Data block |
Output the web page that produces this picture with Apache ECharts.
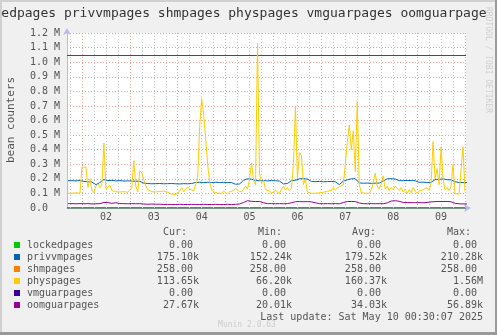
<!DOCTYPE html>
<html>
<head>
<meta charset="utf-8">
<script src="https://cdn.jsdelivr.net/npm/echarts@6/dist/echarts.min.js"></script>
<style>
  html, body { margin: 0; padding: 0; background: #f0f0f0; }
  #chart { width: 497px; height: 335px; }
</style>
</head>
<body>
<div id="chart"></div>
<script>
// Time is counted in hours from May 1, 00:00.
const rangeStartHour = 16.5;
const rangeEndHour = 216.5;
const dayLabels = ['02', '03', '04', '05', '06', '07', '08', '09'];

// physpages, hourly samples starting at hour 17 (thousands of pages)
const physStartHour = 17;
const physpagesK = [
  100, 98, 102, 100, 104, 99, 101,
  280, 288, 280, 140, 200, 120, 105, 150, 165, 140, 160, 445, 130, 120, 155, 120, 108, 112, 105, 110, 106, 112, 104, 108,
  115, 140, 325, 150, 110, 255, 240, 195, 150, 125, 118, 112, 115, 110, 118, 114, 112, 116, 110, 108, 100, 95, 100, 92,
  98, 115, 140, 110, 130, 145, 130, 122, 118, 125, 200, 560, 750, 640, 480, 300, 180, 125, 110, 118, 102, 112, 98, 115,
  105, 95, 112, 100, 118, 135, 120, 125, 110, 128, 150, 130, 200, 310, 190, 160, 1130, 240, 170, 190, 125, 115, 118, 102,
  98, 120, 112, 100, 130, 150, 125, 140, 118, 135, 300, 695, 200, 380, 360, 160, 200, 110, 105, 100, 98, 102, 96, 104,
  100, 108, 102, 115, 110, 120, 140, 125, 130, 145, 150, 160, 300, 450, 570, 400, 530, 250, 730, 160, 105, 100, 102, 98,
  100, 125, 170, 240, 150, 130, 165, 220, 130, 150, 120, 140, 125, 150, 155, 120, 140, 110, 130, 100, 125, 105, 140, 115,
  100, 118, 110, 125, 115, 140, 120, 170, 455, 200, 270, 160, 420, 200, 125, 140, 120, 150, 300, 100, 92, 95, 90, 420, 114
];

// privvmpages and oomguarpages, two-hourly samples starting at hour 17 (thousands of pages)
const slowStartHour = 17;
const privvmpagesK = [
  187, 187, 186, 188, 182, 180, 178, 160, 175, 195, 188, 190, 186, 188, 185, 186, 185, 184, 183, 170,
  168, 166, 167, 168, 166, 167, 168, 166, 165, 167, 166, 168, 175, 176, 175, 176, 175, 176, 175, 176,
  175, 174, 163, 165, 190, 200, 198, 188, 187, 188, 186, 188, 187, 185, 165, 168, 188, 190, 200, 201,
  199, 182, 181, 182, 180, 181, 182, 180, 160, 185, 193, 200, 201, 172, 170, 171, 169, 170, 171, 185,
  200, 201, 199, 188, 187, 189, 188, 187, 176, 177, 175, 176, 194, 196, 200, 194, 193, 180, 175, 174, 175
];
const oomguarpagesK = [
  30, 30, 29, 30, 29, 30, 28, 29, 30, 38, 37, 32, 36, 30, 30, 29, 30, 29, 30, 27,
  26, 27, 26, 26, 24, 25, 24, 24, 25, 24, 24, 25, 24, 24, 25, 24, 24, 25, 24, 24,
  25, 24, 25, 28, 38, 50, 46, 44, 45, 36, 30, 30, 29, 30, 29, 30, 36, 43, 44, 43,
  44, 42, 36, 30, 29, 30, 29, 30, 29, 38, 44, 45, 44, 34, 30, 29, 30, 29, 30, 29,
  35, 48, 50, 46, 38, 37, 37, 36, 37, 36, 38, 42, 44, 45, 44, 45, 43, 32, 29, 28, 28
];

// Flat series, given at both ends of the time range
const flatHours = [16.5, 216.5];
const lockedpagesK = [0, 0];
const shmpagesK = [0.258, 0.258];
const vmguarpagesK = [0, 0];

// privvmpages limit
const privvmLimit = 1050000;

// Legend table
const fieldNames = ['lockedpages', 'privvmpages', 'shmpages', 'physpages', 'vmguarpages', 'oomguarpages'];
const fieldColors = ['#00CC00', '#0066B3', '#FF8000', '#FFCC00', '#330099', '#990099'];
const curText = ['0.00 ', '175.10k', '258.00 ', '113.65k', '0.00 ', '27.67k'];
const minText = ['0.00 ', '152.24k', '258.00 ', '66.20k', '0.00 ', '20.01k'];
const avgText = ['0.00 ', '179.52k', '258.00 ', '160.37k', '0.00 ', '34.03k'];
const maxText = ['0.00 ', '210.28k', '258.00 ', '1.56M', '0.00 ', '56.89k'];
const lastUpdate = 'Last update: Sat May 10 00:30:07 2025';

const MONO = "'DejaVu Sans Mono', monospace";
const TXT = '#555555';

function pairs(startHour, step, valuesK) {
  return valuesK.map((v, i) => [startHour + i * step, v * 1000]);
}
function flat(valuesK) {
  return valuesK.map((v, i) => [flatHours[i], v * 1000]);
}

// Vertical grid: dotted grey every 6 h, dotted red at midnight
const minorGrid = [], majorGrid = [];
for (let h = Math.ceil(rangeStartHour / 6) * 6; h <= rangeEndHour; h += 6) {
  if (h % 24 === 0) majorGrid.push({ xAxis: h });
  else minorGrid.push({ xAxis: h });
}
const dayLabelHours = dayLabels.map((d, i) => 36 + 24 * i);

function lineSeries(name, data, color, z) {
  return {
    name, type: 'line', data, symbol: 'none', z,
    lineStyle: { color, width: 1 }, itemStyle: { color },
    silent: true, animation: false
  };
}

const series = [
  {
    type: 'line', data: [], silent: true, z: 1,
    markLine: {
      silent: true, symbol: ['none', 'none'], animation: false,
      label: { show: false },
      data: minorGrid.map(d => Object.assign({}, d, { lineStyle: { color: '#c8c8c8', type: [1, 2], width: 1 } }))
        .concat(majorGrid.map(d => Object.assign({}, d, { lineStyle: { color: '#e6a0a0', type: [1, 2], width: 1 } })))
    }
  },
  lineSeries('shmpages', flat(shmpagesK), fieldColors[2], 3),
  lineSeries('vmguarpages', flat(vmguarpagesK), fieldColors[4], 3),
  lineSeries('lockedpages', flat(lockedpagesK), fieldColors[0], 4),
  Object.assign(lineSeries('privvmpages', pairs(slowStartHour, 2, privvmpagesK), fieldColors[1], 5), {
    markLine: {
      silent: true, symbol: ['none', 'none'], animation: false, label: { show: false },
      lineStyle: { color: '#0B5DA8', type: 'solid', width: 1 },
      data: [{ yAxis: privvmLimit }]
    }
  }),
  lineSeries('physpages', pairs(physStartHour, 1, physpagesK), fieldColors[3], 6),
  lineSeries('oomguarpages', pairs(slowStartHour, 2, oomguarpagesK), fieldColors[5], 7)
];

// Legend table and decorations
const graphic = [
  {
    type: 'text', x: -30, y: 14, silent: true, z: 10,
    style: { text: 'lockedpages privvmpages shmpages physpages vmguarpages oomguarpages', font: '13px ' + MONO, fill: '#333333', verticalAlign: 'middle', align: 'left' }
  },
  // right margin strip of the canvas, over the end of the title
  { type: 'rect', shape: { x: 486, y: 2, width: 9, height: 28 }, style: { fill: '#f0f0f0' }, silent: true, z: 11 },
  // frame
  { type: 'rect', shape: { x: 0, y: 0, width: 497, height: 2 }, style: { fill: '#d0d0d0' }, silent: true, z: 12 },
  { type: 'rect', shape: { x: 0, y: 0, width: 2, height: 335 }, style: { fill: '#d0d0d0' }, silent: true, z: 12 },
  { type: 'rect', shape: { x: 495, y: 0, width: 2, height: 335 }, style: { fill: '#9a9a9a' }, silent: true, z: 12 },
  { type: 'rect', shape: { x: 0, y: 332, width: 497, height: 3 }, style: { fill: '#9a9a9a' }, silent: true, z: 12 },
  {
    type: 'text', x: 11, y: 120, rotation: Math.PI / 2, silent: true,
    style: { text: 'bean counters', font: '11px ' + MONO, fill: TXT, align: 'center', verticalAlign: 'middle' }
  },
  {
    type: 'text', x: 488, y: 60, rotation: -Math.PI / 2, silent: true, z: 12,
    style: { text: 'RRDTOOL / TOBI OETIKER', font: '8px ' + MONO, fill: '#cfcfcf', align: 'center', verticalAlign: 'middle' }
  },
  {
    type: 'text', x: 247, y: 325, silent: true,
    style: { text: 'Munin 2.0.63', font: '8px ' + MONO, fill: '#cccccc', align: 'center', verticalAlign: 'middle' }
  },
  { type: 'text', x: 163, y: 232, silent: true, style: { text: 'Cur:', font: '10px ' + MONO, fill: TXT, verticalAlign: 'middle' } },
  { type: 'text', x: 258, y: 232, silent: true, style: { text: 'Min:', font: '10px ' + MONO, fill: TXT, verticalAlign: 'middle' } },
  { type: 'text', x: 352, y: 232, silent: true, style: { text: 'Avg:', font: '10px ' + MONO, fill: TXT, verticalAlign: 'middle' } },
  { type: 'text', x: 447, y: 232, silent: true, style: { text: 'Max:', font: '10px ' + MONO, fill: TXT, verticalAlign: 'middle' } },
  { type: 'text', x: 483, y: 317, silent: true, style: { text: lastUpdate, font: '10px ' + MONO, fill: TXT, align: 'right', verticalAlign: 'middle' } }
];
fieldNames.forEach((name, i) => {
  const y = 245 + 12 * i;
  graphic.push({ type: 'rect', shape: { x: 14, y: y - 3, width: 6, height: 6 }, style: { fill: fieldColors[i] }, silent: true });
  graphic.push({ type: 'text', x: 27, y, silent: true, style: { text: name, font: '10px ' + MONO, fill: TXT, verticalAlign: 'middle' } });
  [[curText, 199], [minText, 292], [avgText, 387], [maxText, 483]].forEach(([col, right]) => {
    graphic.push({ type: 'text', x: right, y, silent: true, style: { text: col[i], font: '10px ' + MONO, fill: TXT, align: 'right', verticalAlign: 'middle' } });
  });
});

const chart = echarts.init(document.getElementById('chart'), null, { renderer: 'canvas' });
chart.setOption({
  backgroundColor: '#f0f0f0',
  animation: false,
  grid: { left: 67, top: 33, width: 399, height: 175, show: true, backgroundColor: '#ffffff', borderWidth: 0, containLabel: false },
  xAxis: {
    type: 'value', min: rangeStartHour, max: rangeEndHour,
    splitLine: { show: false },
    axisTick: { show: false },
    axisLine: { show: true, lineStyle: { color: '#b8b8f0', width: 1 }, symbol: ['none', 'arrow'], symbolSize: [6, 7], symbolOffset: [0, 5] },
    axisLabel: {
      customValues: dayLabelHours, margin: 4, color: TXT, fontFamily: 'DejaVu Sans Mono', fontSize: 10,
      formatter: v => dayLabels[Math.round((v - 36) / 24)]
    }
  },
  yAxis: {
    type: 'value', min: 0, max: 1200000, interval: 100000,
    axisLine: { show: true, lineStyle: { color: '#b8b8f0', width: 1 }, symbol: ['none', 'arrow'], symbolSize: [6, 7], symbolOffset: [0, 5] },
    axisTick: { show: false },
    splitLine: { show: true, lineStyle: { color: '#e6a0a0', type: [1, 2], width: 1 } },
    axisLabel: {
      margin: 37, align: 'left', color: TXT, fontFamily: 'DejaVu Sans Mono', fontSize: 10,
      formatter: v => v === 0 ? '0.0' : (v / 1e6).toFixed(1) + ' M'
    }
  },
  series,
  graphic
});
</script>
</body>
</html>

Direction | Every line from the start of the listing above through the line with "['02', '03', '04', '05', '06', '07', '08', '09'];" should be repeated exactly; skip the pictures and add nothing else.

Task answer |
Output the web page that produces this picture with Apache ECharts.
<!DOCTYPE html>
<html>
<head>
<meta charset="utf-8">
<script src="https://cdn.jsdelivr.net/npm/echarts@6/dist/echarts.min.js"></script>
<style>
  html, body { margin: 0; padding: 0; background: #f0f0f0; }
  #chart { width: 497px; height: 335px; }
</style>
</head>
<body>
<div id="chart"></div>
<script>
// Time is counted in hours from May 1, 00:00.
const rangeStartHour = 16.5;
const rangeEndHour = 216.5;
const dayLabels = ['02', '03', '04', '05', '06', '07', '08', '09'];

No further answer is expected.